「Eco通帳」は特定条件を満たすとATM利用手数料が無料に。最長で10年分の明細も確認できる。なにより、何冊もの通帳を管理する必要がなくなるのだ
専門家が独自の目線で選ぶ「時代を表すキーワード」。今回は、経済ジャーナリストの荻原博子さんが、「紙の通帳が消える日」を解説します。

ネットバンキングを始めるきっかけに

三菱UFJ銀行は、2019年6月10日以降新しく口座を開設する顧客には、原則として「紙の通帳」を発行しないことになりました。かわりに、ネットバンキングのサイト上で入出金明細が確認できる「Eco通帳」を利用することになります。

スマホやパソコンを持たないなど、ネット環境がない人は、希望すれば従来通り「紙の通帳」も発行可能です。ただし、Eco通帳と紙の通帳の併用はできません。

紙から電子への移行は、他行でも順次進められていくでしょう。日本銀行の超低金利政策が続くなか、多くの銀行が収益悪化に苦しんでいます。なかでも、紙の通帳は、1口座あたり毎年200円の印紙税を納める必要があり、銀行の経営を大きく圧迫していました。

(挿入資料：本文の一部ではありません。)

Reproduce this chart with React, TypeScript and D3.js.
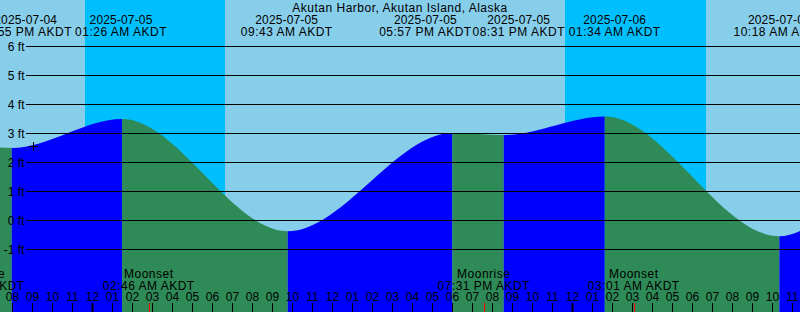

いっぽう、電子通帳には税がかかりませんから、大幅なコストダウンになり、さらに通帳発行に関わる業務も減らすことができます。

これを機会に、ネットバンキングを利用してみませんか? 慣れてしまえば、紙の通帳より使い勝手がよいのです。振り込みや引き落とし状況がリアルタイムで見られるだけでなく、口座間の資金移動がスムーズ。真夜中でも思いついたらいつでも手続きができて、翌日銀行業務が始まり次第、完了します。しかも、振込手数料が窓口での手続きに比べ半額以下になるケースもあり、大変おトクです。

さらに、いちいち銀行に行って記帳しなくてもいいので、外出が億劫(おっくう)な年配者ほどオススメ。「よくわからないし、面倒なのでやっていない」という方は、お子さんなどに手伝ってもらい、チャレンジしてはどうでしょう。